Code that draws figures:
·····

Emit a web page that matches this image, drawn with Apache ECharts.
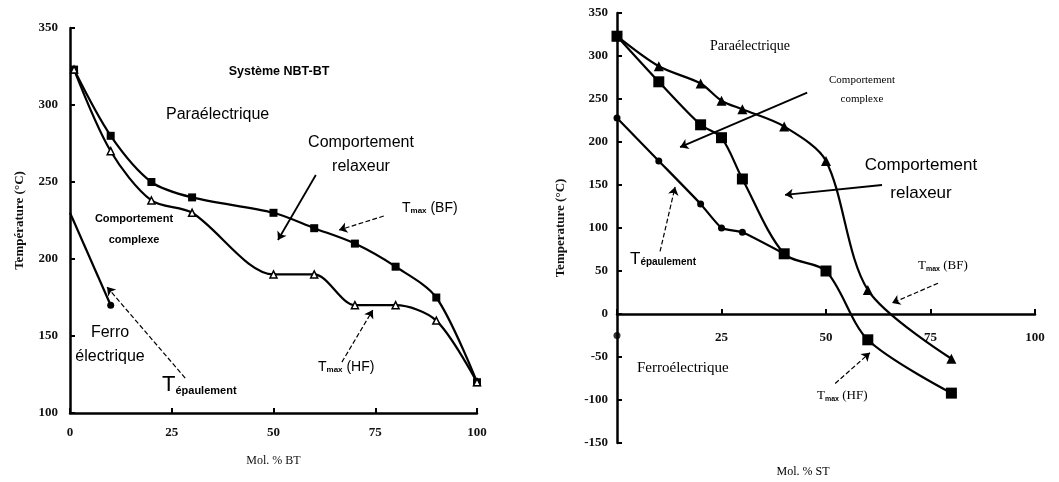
<!DOCTYPE html>
<html>
<head>
<meta charset="utf-8">
<script src="https://cdn.jsdelivr.net/npm/echarts@6/dist/echarts.min.js"></script>
<style>
  html, body { margin:0; padding:0; background:#fff; }
  #main { width:1059px; height:482px; }
</style>
</head>
<body>
<div id="main"></div>
<script>
// Système NBT-BT (gauche)
var nbtX    = [1, 10, 20, 30, 50, 60, 70, 80, 90, 100];
var nbtBF   = [323, 280, 250, 240, 230, 220, 210, 195, 175, 120];
var nbtHF   = [323, 270, 238, 230, 190, 190, 170, 170, 160, 120];
var nbtEpX  = [0, 10];
var nbtEp   = [230, 170];

// Système NBT-ST (droite)
var nstX    = [0, 10, 20, 25, 30, 40, 50, 60, 80];
var nstHF   = [323, 270, 220, 205, 157, 70, 50, -30, -92];
var nstBF   = [323, 288, 268, 248, 238, 218, 178, 28, -52];
var nstEpX  = [0, 10, 20, 25, 30, 40];
var nstEp   = [228, 178, 128, 100, 95, 70];
var nstExtra = [[0, -25]];

function pairs(xs, ys) {
    return ys.map(function (v, i) { return [xs[i], v]; });
}

var serif = 'Liberation Serif';
var sans = 'Liberation Sans';

function axisBase(extra) {
    var a = {
        axisLine: { onZero: false, lineStyle: { color: '#000', width: 2.5 } },
        axisTick: { inside: true, length: 5, lineStyle: { color: '#000', width: 2 } },
        axisLabel: { color: '#111', fontFamily: serif, fontWeight: 'bold', fontSize: 13 },
        splitLine: { show: false }
    };
    for (var k in extra) a[k] = extra[k];
    return a;
}

function arrow(x1, y1, x2, y2, dashed) {
    return [
        { coord: [x1, y1], symbol: 'none', lineStyle: { type: dashed ? 'dashed' : 'solid', width: dashed ? 1.2 : 1.8, color: '#000' } },
        { coord: [x2, y2], symbol: 'arrow' }
    ];
}

var lineCommon = { type: 'line', smooth: 0.3, lineStyle: { color: '#000', width: 2.2 }, z: 3 };
function line(extra) {
    var s = {};
    for (var k in lineCommon) s[k] = lineCommon[k];
    for (var k2 in extra) s[k2] = extra[k2];
    return s;
}

function sub(x, y, big, small, rest, bigSize, smallSize, fam, align) {
    return {
        type: 'text', x: x, y: y, z: 10,
        style: {
            text: '{t|' + big + '}{s|' + small + '}' + (rest ? '{t|' + rest + '}' : ''),
            align: align || 'left', verticalAlign: 'middle',
            rich: {
                t: { fontSize: bigSize, fontFamily: fam, fill: '#000', verticalAlign: 'middle' },
                s: { fontSize: smallSize, fontFamily: sans, fontWeight: 'bold', fill: '#000', verticalAlign: 'bottom' }
            }
        }
    };
}
function txt(x, y, s, size, fam, weight, align) {
    return {
        type: 'text', x: x, y: y, z: 10,
        style: { text: s, fontSize: size, fontFamily: fam, fontWeight: weight || 'normal', fill: '#000',
                 align: align || 'left', verticalAlign: 'middle' }
    };
}

var myChart = echarts.init(document.getElementById('main'));
var option = {
    animation: false,
    backgroundColor: '#fff',
    grid: [
        { left: 70, top: 28, width: 407, height: 385 },
        { left: 617, top: 13, width: 418, height: 430 }
    ],
    xAxis: [
        axisBase({ gridIndex: 0, type: 'value', min: 0, max: 100, interval: 25,
            name: 'Mol. % BT', nameLocation: 'middle', nameGap: 42,
            nameTextStyle: { fontFamily: serif, fontSize: 12, color: '#111' },
            axisLabel: { color: '#111', fontFamily: serif, fontWeight: 'bold', fontSize: 13, margin: 13 } }),
        axisBase({ gridIndex: 1, type: 'value', min: 0, max: 100, interval: 25,
            position: 'bottom', offset: -129,
            axisLabel: { color: '#111', fontFamily: serif, fontWeight: 'bold', fontSize: 13, margin: 17,
                formatter: function (v) { return v === 0 ? '' : v; } } })
    ],
    yAxis: [
        axisBase({ gridIndex: 0, type: 'value', min: 100, max: 350, interval: 50,
            name: 'Température (°C)', nameLocation: 'middle', nameGap: 44,
            nameTextStyle: { fontFamily: serif, fontSize: 13, fontWeight: 'bold', color: '#111' },
            axisLabel: { color: '#111', fontFamily: serif, fontWeight: 'bold', fontSize: 13, margin: 12 } }),
        axisBase({ gridIndex: 1, type: 'value', min: -150, max: 350, interval: 50,
            name: 'Temperature (°C)', nameLocation: 'middle', nameGap: 50,
            nameTextStyle: { fontFamily: serif, fontSize: 13, fontWeight: 'bold', color: '#111' },
            axisLabel: { color: '#111', fontFamily: serif, fontWeight: 'bold', fontSize: 13, margin: 9 } })
    ],
    series: [
        line({ name: 'Tmax BF (NBT-BT)', xAxisIndex: 0, yAxisIndex: 0, data: pairs(nbtX, nbtBF),
            symbol: 'rect', symbolSize: 8, itemStyle: { color: '#000' },
            markLine: { silent: true, symbolSize: 8, label: { show: false }, data: [
                arrow(60.4, 254.5, 51.1, 212.3, false),
                arrow(77.1, 227.9, 66.1, 218.8, true),
                arrow(28.3, 122.7, 9.1, 181.8, true),
                arrow(66.8, 133, 74.4, 166.9, true)
            ] } }),
        line({ name: 'Tmax HF (NBT-BT)', xAxisIndex: 0, yAxisIndex: 0, data: pairs(nbtX, nbtHF),
            symbol: 'triangle', symbolSize: 7, showAllSymbol: true,
            itemStyle: { color: '#fff', borderColor: '#000', borderWidth: 1.5 } }),
        line({ name: 'Tépaulement (NBT-BT)', xAxisIndex: 0, yAxisIndex: 0, data: pairs(nbtEpX, nbtEp),
            smooth: false, symbol: 'circle',
            symbolSize: function (v, p) { return p.dataIndex === 0 ? 0 : 7; },
            itemStyle: { color: '#000' } }),

        line({ name: 'Tmax HF (NBT-ST)', xAxisIndex: 1, yAxisIndex: 1, data: pairs(nstX, nstHF),
            symbol: 'rect', symbolSize: 11, itemStyle: { color: '#000' },
            markLine: { silent: true, symbolSize: 8, label: { show: false }, data: [
                arrow(45.5, 257.5, 15.1, 194, false),
                arrow(63.4, 150, 40.2, 138.6, false),
                arrow(10.3, 72.7, 13.9, 147.8, true),
                arrow(76.8, 35.8, 65.8, 12.7, true),
                arrow(52.2, -80.8, 60.5, -45, true)
            ] } }),
        line({ name: 'Tmax BF (NBT-ST)', xAxisIndex: 1, yAxisIndex: 1, data: pairs(nstX, nstBF),
            symbol: 'triangle', symbolSize: 10, itemStyle: { color: '#000' } }),
        line({ name: 'Tépaulement (NBT-ST)', xAxisIndex: 1, yAxisIndex: 1, data: pairs(nstEpX, nstEp),
            smooth: 0.15, symbol: 'circle', symbolSize: 7, itemStyle: { color: '#000' } }),
        { type: 'scatter', xAxisIndex: 1, yAxisIndex: 1, data: nstExtra, symbolSize: 7,
            itemStyle: { color: '#000' }, z: 4 }
    ],
    graphic: [
        // gauche
        txt(279, 72, 'Système NBT-BT', 12.5, sans, 'bold', 'center'),
        txt(166, 115, 'Paraélectrique', 16, sans),
        txt(361, 143, 'Comportement', 16, sans, 'normal', 'center'),
        txt(361, 167, 'relaxeur', 16, sans, 'normal', 'center'),
        sub(402, 208, 'T', 'max', ' (BF)', 14, 8, sans),
        txt(134, 219, 'Comportement', 11, sans, 'bold', 'center'),
        txt(134, 240, 'complexe', 11, sans, 'bold', 'center'),
        txt(110, 333, 'Ferro', 16, sans, 'normal', 'center'),
        txt(110, 357, 'électrique', 16, sans, 'normal', 'center'),
        sub(162, 385, 'T', 'épaulement', '', 22, 11, sans),
        sub(318, 367, 'T', 'max', ' (HF)', 14, 8, sans),
        // droite
        txt(710, 46, 'Paraélectrique', 14, serif),
        txt(862, 80, 'Comportement', 11, serif, 'normal', 'center'),
        txt(862, 99, 'complexe', 11, serif, 'normal', 'center'),
        txt(921, 165, 'Comportement', 17, sans, 'normal', 'center'),
        txt(921, 193, 'relaxeur', 17, sans, 'normal', 'center'),
        sub(630, 259, 'T', 'épaulement', '', 17, 10, sans),
        sub(918, 266, 'T', 'max', ' (BF)', 13, 7, serif),
        sub(817, 396, 'T', 'max', ' (HF)', 13, 7, serif),
        txt(637, 368, 'Ferroélectrique', 15, serif),
        txt(803, 472, 'Mol. % ST', 12, serif, 'normal', 'center')
    ]
};
myChart.setOption(option);
</script>
</body>
</html>
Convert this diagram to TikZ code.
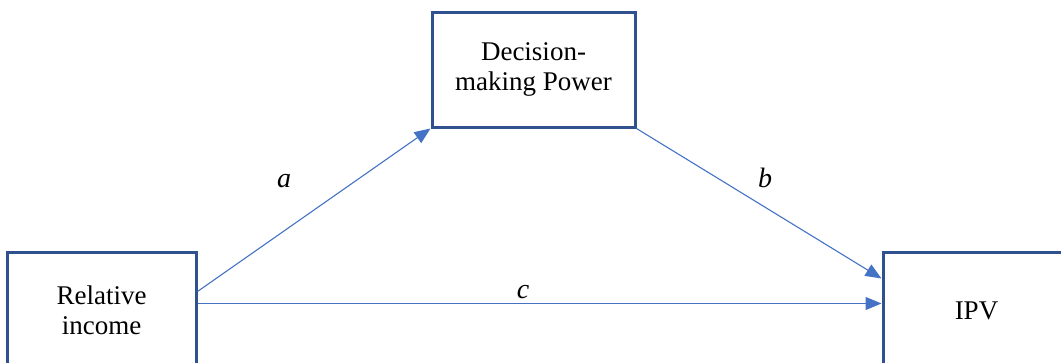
\documentclass[tikz,border=0pt]{standalone}
\usepackage{fontspec}
\setmainfont{Liberation Serif}
\usetikzlibrary{arrows.meta,calc}
\definecolor{boxblue}{HTML}{2F528F}
\definecolor{lineblue}{HTML}{4472C4}
\tikzset{
  varbox/.style={draw=boxblue, line width=3pt, fill=white, inner sep=0pt, align=center,
    font=\fontsize{27}{30}\selectfont},
  path/.style={draw=lineblue, line width=1.1pt, -{Triangle[length=16pt,width=13pt]}},
  coef/.style={font=\fontsize{28}{30}\selectfont\itshape, inner sep=0pt, anchor=base}
}
\begin{document}
\begin{tikzpicture}[x=1pt,y=-1pt]
\useasboundingbox (0,0) rectangle (1061,362);
\clip (0,0) rectangle (1061,362);
\node[varbox, minimum width=203pt, minimum height=115pt] (T) at (533.5,69.5) {Decision-\\making Power};
\node[varbox, minimum width=189pt, minimum height=116pt] (L) at (101.5,310) {Relative\\income};
\node[varbox, minimum width=187pt, minimum height=118pt] (R) at (976.5,311) {IPV};
\coordinate (La) at ($(L.north east)+(0,41)$);
\coordinate (Lc) at ($(L.north east)+(0,53)$);
\coordinate (Rb) at ($(R.north west)+(0,28)$);
\draw[path] (La) -- (T.south west);
\draw[path] (T.south east) -- (Rb);
\draw[path] (Lc) -- (Lc -| R.west);
\node[coef] (a) at (284,187) {a};
\node[coef] (b) at (765,187) {b};
\node[coef] (c) at (523,298) {c};
\end{tikzpicture}
\end{document}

·····

### WHAT YOU HAVE TO DO
Exactly as written, give again every line from the one containing "Convert this diagram to TikZ code." through the last line of the material, both included, with the pictures left out.

### OUTPUT BELOW
Convert this diagram to TikZ code.
\documentclass[tikz,border=0pt]{standalone}
\usepackage{fontspec}
\setmainfont{Liberation Serif}
\usetikzlibrary{arrows.meta,calc}
\definecolor{boxblue}{HTML}{2F528F}
\definecolor{lineblue}{HTML}{4472C4}
\tikzset{
  varbox/.style={draw=boxblue, line width=3pt, fill=white, inner sep=0pt, align=center,
    font=\fontsize{27}{30}\selectfont},
  path/.style={draw=lineblue, line width=1.1pt, -{Triangle[length=16pt,width=13pt]}},
  coef/.style={font=\fontsize{28}{30}\selectfont\itshape, inner sep=0pt, anchor=base}
}
\begin{document}
\begin{tikzpicture}[x=1pt,y=-1pt]
\useasboundingbox (0,0) rectangle (1061,362);
\clip (0,0) rectangle (1061,362);
\node[varbox, minimum width=203pt, minimum height=115pt] (T) at (533.5,69.5) {Decision-\\making Power};
\node[varbox, minimum width=189pt, minimum height=116pt] (L) at (101.5,310) {Relative\\income};
\node[varbox, minimum width=187pt, minimum height=118pt] (R) at (976.5,311) {IPV};
\coordinate (La) at ($(L.north east)+(0,41)$);
\coordinate (Lc) at ($(L.north east)+(0,53)$);
\coordinate (Rb) at ($(R.north west)+(0,28)$);
\draw[path] (La) -- (T.south west);
\draw[path] (T.south east) -- (Rb);
\draw[path] (Lc) -- (Lc -| R.west);
\node[coef] (a) at (284,187) {a};
\node[coef] (b) at (765,187) {b};
\node[coef] (c) at (523,298) {c};
\end{tikzpicture}
\end{document}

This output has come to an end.